The Concept Album is a frightening beast that allows an artist to live out his most self-indulgent tendencies; if the pop-musician writes short and self-contained songs that are meant to tell a story, the creator of the Concept Album considers himself a bona fide artist who resides above the form. Such thinking, of course, ruined the likes of Pete Townshend: Tommy was a bloated attempt to dignify rock, Psychoderelict and The Iron Man were laughably pretentious attempts to glorify the mediocre, and the only reason Quadrophenia worked was because it was a collection of good individual songs.
David Bowie, of course, has embraced the Concept Album, and the characters contained within, as long as he's been around - Ziggy Stardust, Aladdin Sane, the Diamond Dog, the Thin White Duke, and so on with wildly mixed results. He's clearly a man more comfortable writing in his own skin but singing his lyrics through another's mouth; when he closed the book five years ago on his old hits, swearing never to perform them again after the "Sound + Vision Tour," Bowie did so hoping to stave off the encroaching irrelevance that creeps up on all musicians one day. He didn't want to be looked upon as an oldies act, convinced he still had stories to tell and characters to create.
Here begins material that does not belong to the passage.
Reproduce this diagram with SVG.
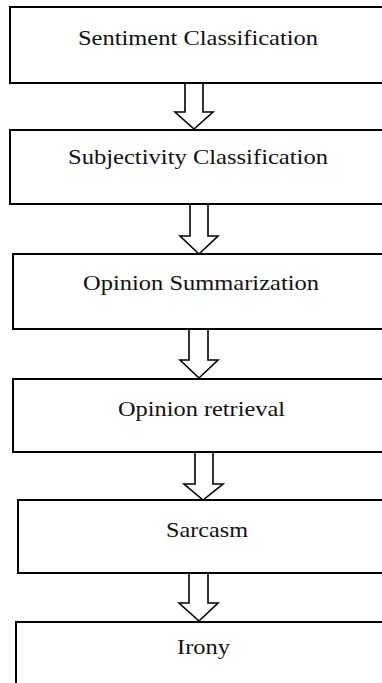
<svg xmlns="http://www.w3.org/2000/svg" width="382" height="683" viewBox="0 0 382 683">
<style>
.box{fill:#fff;stroke:#000;stroke-width:2}
.lbl{font-family:"Liberation Serif","Times New Roman",serif;font-size:21px;fill:#111}
.arr{fill:#fff;stroke:#000;stroke-width:1.6;stroke-linejoin:miter}
</style>
<rect width="382" height="683" fill="#fff"/>
<g id="connectors">
<path class="arr" d="M185,83 V112 H175 L194,129 L213,112 H203 V83"/>
<path class="arr" d="M190,205 V236 H180 L199,254 L218,236 H208 V205"/>
<path class="arr" d="M189,330 V360 H180 L199,378 L218,360 H208 V330"/>
<path class="arr" d="M195,453 V484 H184 L203,500 L223,484 H213 V453"/>
<path class="arr" d="M189,574 V603 H179 L199,621 L218,603 H208 V574"/>
</g>
<g id="n1"><rect class="box" x="10" y="7" width="390" height="76"/><text class="lbl" x="78" y="45" textLength="240" lengthAdjust="spacingAndGlyphs">Sentiment Classification</text></g>
<g id="n2"><rect class="box" x="10" y="130" width="390" height="74"/><text class="lbl" x="68" y="164" textLength="260" lengthAdjust="spacingAndGlyphs">Subjectivity Classification</text></g>
<g id="n3"><rect class="box" x="13" y="254" width="390" height="75"/><text class="lbl" x="83" y="290" textLength="236" lengthAdjust="spacingAndGlyphs">Opinion Summarization</text></g>
<g id="n4"><rect class="box" x="13" y="379" width="390" height="73"/><text class="lbl" x="118" y="416" textLength="167" lengthAdjust="spacingAndGlyphs">Opinion retrieval</text></g>
<g id="n5"><rect class="box" x="18" y="500" width="390" height="73"/><text class="lbl" x="166" y="537" textLength="82" lengthAdjust="spacingAndGlyphs">Sarcasm</text></g>
<g id="n6"><rect class="box" x="16" y="622" width="390" height="80"/><text class="lbl" x="177" y="654" textLength="53" lengthAdjust="spacingAndGlyphs">Irony</text></g>
</svg>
So meet his new one, or ones: Detective Nathan Adler, an "art detective" investigating a series of brutal and bizarre murders, and a host of other shady characters that populate Bowie's latest album Outside. It's a Concept Album in its grandest form, one for which Bowie has created that most popular of settings - the post-apocalyptic wasteland, a dark and dank future cluttered with half-human "ROMbloids" and other assorted disfigured and diseased sorts running amok in Oxford Town, New Jersey. The plot, such as it is, makes little sense in the songs themselves; when revealed in conjunction wtih Bowie's accompanying over-wrought and hard-boiled "narrative," "The Diary of Nathan Adler, or the Art-Ritual Murder of Baby Grace Blue," it becomes even more ridiculous - which is perhaps the point, but life is too short to make such distinctions.
Which leaves the music: Outside marks the fourth collaboration between Bowie and producer Brian Eno, who last stepped into the studio together to record 1979's Lodger, and as Bowie sings on "The Motel" here, "There is no hell like an old hell." The two men pick up where they left off during their Low-"Heroes" - Lodger heyday, creating snippets of sound that coalesce like mercury to form complete moods instead of complete songs; Outside isn't a record of hit singles - there's no "Let's Dance" -but one of uncomfortable noise and fragments that don't mean much till you reach the album's end and realize they have created as much atmosphere,as much character, as any short story. Just so long as you don't pay attention to the words.